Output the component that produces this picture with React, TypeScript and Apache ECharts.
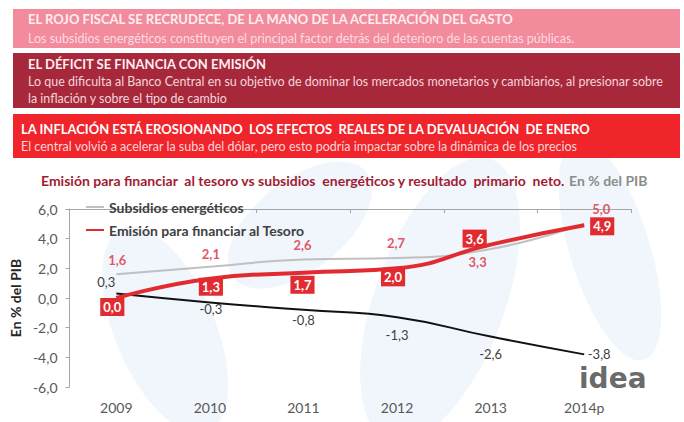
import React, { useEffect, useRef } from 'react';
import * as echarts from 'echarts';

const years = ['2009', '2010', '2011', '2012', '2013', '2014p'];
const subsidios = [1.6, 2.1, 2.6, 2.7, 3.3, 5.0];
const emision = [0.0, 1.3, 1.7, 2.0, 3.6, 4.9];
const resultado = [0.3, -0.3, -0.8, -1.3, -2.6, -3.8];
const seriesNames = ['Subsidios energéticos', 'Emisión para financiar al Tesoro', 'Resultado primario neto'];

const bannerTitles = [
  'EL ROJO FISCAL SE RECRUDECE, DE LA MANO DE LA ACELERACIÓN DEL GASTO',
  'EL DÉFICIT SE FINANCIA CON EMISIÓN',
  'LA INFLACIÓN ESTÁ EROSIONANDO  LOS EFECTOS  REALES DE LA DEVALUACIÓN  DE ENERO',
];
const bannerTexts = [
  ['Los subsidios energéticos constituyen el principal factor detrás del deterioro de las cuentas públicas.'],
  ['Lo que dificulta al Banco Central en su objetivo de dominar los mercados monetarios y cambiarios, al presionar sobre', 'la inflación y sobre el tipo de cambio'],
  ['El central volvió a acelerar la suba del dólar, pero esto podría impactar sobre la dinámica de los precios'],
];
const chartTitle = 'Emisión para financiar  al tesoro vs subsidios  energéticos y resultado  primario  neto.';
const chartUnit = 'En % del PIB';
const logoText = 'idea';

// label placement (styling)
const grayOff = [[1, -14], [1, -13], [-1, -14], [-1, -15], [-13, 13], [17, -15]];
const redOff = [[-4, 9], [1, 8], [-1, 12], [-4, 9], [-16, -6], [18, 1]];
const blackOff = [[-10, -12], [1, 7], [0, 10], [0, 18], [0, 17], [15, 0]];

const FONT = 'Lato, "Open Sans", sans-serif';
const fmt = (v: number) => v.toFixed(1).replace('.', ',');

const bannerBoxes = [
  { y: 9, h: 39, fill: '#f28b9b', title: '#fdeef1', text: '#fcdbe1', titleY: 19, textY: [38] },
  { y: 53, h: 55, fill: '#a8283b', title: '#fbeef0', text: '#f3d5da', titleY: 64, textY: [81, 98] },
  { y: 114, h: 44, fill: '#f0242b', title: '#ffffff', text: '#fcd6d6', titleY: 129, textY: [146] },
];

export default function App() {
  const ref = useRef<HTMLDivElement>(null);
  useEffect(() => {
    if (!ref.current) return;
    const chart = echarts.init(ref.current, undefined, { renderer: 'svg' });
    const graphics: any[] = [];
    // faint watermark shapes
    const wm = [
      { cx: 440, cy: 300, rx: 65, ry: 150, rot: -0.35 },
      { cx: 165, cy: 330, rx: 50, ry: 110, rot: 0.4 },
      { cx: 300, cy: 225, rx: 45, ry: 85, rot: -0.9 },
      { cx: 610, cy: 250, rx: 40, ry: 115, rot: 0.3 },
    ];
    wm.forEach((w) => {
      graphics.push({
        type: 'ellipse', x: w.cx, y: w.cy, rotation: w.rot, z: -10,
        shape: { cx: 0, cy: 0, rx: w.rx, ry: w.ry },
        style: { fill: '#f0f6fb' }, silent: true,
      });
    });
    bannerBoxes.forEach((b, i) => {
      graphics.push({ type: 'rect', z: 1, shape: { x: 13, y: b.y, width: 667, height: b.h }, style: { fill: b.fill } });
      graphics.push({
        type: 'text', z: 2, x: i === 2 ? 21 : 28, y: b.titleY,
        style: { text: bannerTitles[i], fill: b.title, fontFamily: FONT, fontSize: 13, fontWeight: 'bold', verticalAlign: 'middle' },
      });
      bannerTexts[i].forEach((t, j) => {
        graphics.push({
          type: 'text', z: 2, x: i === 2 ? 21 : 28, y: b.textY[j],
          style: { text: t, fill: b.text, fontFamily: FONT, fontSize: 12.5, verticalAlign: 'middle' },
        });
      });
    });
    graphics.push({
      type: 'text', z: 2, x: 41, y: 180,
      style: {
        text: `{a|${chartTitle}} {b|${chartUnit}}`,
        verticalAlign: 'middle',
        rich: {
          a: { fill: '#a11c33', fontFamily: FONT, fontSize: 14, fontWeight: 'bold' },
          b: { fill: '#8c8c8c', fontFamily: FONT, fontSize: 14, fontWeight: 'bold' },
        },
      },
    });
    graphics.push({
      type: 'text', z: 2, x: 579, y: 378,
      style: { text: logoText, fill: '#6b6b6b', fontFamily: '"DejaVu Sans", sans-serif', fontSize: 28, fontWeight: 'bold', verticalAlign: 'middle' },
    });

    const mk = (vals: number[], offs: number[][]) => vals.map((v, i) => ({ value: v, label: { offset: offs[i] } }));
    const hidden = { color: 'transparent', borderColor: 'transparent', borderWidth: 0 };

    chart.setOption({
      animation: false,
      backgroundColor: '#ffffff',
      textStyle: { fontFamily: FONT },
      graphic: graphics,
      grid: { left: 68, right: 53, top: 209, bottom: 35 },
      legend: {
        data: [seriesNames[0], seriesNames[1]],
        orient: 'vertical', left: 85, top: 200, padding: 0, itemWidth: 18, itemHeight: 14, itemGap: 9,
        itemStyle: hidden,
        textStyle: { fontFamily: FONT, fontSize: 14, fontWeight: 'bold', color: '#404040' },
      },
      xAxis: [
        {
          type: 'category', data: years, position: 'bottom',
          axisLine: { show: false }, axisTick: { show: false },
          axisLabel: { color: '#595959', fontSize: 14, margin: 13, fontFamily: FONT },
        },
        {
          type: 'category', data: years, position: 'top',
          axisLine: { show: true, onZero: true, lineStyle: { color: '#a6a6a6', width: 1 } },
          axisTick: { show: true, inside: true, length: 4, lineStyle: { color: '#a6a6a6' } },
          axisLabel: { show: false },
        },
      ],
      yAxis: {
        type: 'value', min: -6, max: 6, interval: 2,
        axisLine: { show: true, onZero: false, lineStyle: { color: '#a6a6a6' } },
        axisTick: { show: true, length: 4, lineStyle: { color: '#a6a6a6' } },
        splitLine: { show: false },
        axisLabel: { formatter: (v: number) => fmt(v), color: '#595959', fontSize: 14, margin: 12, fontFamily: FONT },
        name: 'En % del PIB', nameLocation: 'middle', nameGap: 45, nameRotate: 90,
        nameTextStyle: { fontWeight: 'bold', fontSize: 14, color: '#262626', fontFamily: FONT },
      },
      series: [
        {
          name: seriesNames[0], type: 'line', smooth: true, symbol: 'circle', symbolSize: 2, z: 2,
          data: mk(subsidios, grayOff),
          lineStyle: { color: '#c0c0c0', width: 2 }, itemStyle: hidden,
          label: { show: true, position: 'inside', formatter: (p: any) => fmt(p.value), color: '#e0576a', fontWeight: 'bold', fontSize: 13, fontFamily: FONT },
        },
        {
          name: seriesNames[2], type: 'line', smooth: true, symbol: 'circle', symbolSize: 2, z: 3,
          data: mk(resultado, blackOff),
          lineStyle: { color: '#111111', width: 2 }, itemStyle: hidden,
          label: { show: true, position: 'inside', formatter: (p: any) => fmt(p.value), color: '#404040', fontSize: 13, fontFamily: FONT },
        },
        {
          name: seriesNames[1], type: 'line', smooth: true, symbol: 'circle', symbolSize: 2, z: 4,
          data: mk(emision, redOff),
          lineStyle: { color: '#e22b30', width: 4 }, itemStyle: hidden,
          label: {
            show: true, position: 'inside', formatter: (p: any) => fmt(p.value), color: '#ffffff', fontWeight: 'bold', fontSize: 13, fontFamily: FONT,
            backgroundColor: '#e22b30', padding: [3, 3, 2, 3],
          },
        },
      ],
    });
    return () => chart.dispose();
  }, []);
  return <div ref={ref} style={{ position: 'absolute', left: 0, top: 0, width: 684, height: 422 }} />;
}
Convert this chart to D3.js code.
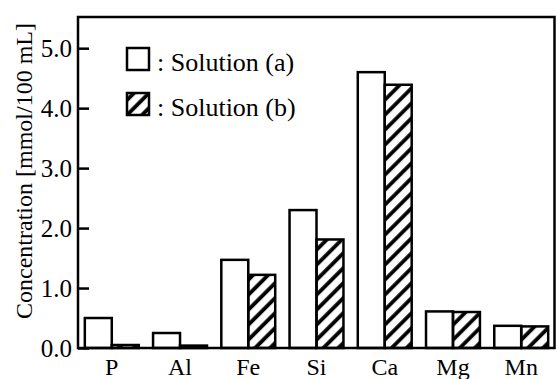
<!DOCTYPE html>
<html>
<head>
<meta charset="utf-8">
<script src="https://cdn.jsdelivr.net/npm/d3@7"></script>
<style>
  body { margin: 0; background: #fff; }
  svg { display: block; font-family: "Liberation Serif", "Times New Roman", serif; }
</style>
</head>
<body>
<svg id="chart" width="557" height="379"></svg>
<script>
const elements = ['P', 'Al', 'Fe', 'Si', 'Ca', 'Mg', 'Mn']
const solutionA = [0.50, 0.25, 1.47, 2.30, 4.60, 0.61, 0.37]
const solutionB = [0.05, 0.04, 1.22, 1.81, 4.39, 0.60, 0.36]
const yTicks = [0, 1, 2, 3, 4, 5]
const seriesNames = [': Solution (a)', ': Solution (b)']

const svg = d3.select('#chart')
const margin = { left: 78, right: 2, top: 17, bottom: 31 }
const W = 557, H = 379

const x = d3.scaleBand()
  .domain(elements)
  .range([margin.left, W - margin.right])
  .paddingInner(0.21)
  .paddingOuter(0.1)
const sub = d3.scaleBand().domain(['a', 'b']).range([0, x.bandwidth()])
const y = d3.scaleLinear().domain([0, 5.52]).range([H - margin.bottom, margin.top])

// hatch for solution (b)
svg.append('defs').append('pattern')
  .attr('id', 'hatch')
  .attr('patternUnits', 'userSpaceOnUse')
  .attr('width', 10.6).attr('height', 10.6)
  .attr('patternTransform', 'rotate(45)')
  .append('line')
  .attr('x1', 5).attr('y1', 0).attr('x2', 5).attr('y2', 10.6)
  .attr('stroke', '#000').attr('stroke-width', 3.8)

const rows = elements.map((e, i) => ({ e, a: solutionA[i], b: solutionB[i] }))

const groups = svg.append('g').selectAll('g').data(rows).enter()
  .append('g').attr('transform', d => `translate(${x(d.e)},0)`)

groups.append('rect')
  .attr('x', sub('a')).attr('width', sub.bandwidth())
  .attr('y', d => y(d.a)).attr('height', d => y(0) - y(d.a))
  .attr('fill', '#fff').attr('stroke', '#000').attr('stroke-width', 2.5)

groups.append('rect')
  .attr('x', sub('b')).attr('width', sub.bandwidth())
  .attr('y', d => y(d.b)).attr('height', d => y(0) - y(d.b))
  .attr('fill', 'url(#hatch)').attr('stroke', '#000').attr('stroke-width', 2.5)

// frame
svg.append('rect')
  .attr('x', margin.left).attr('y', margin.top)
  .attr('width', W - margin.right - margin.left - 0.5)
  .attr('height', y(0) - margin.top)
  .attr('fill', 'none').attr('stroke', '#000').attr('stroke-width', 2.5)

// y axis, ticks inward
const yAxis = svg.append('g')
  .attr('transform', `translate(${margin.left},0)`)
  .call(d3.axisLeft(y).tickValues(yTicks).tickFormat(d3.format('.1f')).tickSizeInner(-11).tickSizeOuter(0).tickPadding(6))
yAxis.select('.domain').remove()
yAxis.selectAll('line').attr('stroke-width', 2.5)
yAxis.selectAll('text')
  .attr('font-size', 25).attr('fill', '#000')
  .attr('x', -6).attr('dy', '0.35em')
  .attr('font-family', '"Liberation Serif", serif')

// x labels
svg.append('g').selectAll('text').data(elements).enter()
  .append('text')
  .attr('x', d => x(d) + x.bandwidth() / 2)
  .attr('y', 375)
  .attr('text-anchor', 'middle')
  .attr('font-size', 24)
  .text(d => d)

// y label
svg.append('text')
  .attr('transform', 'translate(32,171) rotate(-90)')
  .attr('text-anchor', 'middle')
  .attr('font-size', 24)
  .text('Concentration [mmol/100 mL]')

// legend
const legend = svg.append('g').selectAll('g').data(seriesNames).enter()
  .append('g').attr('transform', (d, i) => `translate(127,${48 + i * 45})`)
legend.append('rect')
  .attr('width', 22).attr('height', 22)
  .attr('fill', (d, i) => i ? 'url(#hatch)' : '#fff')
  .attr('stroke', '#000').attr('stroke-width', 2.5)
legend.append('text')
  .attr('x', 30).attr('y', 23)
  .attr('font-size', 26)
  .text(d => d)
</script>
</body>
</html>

> Short problem
Above are some records. Output exactly the lines from the one that contains "Convert this chart to D3.js code." to the one that contains "const W = 557, H = 379", keeping both, and omit the pictures.

> In response
Convert this chart to D3.js code.
<!DOCTYPE html>
<html>
<head>
<meta charset="utf-8">
<script src="https://cdn.jsdelivr.net/npm/d3@7"></script>
<style>
  body { margin: 0; background: #fff; }
  svg { display: block; font-family: "Liberation Serif", "Times New Roman", serif; }
</style>
</head>
<body>
<svg id="chart" width="557" height="379"></svg>
<script>
const elements = ['P', 'Al', 'Fe', 'Si', 'Ca', 'Mg', 'Mn']
const solutionA = [0.50, 0.25, 1.47, 2.30, 4.60, 0.61, 0.37]
const solutionB = [0.05, 0.04, 1.22, 1.81, 4.39, 0.60, 0.36]
const yTicks = [0, 1, 2, 3, 4, 5]
const seriesNames = [': Solution (a)', ': Solution (b)']

const svg = d3.select('#chart')
const margin = { left: 78, right: 2, top: 17, bottom: 31 }
const W = 557, H = 379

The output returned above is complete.